> **What this task involves**
Your copy should be exact, beginning at the line containing "Output the Python" and ending at the line containing "import seaborn as sns", with both lines kept and every picture dropped.

> **Data in this exercise**
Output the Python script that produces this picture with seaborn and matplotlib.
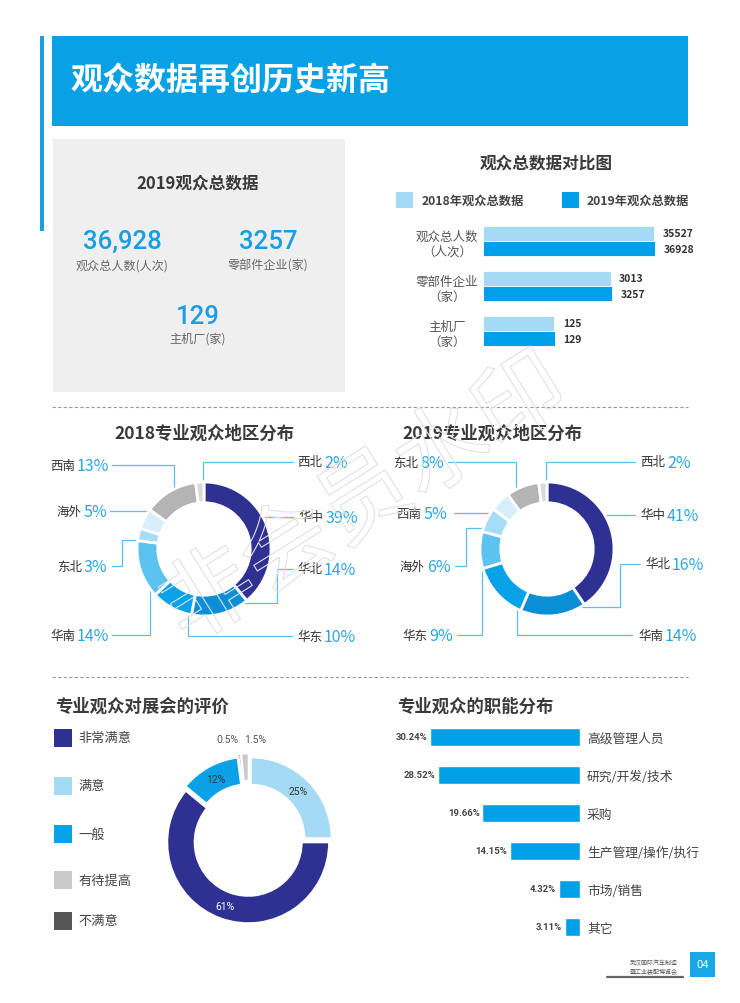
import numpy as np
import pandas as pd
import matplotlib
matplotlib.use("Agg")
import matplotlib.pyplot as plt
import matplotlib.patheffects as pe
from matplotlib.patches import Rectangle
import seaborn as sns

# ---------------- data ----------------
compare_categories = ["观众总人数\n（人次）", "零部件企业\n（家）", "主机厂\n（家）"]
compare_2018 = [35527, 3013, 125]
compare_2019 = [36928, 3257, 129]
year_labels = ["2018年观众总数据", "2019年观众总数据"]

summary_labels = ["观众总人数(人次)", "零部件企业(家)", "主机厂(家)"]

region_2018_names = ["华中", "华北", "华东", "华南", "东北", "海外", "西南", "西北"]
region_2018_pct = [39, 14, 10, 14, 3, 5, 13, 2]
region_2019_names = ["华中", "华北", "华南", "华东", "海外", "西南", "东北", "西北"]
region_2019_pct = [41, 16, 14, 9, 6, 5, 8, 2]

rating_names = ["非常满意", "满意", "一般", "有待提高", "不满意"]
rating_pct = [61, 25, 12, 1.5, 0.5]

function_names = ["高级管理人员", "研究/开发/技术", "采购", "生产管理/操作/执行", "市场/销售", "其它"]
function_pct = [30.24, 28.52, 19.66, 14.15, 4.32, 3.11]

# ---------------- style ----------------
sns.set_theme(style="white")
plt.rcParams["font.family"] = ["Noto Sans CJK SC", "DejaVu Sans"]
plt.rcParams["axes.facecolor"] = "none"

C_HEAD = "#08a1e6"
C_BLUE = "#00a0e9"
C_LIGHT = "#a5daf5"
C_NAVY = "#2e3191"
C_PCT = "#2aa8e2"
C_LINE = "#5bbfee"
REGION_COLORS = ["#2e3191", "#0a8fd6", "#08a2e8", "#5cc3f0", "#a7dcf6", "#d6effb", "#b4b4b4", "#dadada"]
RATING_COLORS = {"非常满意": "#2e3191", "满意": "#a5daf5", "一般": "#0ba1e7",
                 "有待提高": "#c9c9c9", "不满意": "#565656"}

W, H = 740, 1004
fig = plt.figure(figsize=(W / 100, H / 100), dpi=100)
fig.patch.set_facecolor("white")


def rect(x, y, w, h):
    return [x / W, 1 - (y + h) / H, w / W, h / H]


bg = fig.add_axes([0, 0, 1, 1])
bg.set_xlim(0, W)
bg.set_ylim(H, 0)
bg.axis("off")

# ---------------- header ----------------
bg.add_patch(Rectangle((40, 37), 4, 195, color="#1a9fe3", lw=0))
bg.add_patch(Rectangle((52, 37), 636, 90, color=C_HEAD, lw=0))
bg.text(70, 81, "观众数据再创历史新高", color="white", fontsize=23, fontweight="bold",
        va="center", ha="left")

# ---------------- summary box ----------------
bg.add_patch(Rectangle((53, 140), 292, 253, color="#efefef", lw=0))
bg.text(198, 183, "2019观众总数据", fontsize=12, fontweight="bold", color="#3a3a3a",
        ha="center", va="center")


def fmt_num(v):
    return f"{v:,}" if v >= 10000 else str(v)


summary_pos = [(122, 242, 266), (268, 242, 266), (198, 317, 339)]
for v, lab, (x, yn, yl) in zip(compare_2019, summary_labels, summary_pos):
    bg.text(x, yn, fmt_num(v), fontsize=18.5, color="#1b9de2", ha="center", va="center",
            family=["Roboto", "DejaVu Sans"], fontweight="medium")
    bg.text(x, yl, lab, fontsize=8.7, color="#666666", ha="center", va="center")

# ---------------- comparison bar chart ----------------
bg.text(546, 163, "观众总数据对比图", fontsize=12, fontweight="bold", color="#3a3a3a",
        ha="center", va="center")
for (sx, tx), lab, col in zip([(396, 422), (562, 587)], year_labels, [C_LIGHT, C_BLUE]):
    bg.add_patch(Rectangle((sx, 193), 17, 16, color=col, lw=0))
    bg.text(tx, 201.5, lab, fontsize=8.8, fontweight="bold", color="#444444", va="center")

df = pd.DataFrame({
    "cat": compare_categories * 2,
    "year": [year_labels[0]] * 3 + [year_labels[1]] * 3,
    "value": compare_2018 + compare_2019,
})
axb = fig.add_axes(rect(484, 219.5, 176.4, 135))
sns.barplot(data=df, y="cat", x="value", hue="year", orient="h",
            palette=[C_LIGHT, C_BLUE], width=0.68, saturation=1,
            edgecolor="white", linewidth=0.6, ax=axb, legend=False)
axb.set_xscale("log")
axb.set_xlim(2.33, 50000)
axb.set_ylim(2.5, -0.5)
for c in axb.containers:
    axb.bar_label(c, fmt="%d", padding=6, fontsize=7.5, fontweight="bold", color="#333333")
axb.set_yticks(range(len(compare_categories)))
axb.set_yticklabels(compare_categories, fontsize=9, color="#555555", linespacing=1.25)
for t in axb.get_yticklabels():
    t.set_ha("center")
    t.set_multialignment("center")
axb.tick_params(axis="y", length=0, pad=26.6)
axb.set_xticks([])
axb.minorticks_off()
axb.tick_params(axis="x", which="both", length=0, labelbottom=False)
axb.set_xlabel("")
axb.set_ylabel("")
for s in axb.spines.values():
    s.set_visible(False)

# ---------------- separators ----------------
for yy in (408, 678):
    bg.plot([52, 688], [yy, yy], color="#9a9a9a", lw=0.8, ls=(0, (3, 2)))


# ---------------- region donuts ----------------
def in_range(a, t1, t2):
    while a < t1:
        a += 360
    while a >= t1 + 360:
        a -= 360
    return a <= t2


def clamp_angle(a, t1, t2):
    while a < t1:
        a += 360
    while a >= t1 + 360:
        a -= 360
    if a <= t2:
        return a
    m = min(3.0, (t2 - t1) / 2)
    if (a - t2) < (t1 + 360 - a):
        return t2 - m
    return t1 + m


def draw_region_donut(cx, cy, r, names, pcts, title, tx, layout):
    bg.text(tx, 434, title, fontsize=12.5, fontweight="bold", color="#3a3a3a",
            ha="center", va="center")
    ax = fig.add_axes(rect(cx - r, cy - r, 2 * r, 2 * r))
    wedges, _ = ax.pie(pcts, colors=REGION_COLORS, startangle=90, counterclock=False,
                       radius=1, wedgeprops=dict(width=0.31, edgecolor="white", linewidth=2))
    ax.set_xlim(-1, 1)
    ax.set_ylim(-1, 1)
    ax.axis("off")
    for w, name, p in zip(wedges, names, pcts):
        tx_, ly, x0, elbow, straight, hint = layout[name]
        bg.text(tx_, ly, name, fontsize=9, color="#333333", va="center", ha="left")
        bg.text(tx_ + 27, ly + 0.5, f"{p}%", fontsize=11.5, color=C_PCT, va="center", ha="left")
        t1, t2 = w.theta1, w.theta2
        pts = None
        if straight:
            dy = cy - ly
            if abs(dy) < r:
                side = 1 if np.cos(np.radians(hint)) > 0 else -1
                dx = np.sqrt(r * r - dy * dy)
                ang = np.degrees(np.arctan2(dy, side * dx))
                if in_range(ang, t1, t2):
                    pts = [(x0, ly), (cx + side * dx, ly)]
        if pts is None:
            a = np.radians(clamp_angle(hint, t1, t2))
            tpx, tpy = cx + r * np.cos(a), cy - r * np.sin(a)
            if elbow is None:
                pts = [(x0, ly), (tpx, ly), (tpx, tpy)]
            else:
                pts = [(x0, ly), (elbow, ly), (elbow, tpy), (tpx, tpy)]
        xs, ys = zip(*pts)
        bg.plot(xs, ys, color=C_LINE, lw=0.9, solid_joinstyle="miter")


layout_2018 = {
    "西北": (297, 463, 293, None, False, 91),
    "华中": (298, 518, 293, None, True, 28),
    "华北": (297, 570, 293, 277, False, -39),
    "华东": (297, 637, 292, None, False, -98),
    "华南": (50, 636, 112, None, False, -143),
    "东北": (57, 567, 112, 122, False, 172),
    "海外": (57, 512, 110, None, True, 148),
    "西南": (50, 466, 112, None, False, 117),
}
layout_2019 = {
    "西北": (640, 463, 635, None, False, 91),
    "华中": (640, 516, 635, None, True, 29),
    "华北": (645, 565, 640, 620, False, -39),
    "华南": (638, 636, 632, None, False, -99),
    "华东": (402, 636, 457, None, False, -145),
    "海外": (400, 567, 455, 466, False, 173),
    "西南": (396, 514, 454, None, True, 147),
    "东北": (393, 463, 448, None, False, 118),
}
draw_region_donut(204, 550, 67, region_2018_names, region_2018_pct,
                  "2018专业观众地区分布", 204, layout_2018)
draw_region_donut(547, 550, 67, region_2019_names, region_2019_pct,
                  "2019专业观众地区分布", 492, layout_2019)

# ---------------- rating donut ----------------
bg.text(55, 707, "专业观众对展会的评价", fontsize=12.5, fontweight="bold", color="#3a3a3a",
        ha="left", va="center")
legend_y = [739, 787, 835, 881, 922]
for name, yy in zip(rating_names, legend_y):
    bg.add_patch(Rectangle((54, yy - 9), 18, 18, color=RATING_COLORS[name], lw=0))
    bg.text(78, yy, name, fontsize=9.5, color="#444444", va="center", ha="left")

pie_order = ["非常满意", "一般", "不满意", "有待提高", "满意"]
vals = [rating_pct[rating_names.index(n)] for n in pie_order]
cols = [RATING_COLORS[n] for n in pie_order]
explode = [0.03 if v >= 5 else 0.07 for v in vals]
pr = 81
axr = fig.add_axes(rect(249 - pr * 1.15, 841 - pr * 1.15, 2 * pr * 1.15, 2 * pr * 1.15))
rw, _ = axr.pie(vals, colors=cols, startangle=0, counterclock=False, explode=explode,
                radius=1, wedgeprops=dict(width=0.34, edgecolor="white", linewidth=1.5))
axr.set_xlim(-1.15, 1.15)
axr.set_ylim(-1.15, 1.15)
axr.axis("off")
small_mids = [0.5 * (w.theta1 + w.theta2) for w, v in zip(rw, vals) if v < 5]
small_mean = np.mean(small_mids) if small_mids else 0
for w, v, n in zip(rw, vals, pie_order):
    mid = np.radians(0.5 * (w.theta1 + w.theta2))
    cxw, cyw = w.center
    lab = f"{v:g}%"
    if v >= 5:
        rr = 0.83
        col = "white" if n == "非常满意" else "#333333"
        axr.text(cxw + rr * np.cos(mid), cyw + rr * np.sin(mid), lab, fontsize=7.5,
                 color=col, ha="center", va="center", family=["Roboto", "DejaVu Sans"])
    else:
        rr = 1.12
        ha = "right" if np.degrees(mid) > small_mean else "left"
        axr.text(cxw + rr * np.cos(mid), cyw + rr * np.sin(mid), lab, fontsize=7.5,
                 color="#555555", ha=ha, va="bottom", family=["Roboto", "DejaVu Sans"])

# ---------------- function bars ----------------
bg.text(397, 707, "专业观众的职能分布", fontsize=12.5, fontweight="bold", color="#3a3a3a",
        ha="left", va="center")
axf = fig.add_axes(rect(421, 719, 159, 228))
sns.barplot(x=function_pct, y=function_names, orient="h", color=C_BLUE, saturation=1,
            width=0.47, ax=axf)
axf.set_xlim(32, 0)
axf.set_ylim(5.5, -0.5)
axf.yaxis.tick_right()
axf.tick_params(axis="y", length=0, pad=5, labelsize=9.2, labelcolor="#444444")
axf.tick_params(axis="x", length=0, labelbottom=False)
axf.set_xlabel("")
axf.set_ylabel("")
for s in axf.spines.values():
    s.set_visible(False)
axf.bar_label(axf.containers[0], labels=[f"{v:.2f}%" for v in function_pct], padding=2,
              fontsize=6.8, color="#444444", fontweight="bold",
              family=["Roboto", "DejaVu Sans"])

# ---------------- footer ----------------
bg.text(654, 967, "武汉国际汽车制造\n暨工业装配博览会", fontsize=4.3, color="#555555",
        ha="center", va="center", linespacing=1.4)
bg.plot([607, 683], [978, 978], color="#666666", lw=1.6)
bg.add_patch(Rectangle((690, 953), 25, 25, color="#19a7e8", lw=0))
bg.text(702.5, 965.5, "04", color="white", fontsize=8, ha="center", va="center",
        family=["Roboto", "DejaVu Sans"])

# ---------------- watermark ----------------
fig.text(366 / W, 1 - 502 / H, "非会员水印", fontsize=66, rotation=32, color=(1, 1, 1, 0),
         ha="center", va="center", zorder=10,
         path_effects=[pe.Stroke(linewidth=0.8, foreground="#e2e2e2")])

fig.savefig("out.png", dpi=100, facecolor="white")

* * *

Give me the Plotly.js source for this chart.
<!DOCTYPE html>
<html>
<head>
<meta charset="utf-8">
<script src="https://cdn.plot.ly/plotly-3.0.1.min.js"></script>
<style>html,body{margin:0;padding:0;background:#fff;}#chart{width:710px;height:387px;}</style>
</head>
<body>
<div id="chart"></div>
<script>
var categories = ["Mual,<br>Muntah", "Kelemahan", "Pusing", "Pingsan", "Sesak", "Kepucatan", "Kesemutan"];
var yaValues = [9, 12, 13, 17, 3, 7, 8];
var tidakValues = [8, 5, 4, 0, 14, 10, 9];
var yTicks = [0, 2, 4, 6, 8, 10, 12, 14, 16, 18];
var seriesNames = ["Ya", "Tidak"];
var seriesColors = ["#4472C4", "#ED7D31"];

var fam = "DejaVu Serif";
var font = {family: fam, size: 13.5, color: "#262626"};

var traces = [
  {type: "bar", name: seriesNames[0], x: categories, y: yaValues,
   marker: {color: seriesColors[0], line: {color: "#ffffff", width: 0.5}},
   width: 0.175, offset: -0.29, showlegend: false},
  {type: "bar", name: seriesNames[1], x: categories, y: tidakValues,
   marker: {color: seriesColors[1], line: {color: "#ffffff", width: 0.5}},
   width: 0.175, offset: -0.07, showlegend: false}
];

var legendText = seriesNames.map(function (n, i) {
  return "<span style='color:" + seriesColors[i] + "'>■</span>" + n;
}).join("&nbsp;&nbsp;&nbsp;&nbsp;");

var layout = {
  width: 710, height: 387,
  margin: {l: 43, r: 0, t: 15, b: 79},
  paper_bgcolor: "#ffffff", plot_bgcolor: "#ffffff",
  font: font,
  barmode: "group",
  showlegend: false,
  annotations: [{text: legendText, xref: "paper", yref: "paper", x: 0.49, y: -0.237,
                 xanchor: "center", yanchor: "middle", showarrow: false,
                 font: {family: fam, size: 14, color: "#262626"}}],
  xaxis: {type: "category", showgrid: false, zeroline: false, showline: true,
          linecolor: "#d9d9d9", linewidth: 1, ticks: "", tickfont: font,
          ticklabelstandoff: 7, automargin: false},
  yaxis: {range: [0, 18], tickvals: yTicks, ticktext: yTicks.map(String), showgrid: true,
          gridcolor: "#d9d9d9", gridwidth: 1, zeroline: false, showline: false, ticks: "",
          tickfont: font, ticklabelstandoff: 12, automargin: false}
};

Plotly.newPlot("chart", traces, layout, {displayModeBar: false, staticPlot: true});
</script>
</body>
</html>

* * *

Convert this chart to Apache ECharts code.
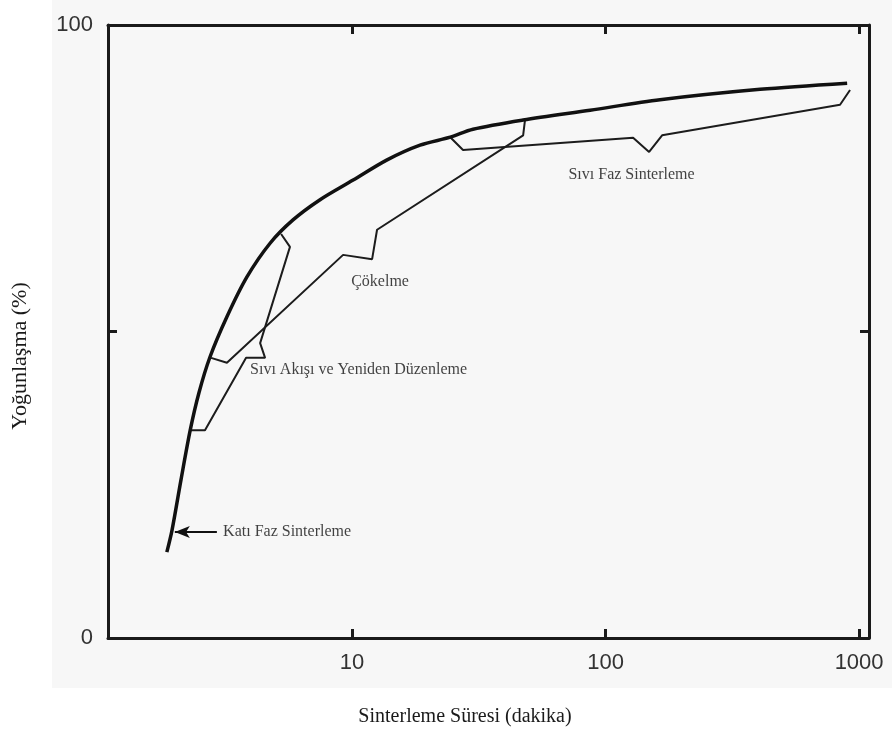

> **Solution to the problem**
Output the Python script that produces this picture with seaborn and matplotlib.
import numpy as np
import pandas as pd
import matplotlib
matplotlib.use("Agg")
import matplotlib.pyplot as plt
import matplotlib.patheffects as pe
from matplotlib.patches import Rectangle
import seaborn as sns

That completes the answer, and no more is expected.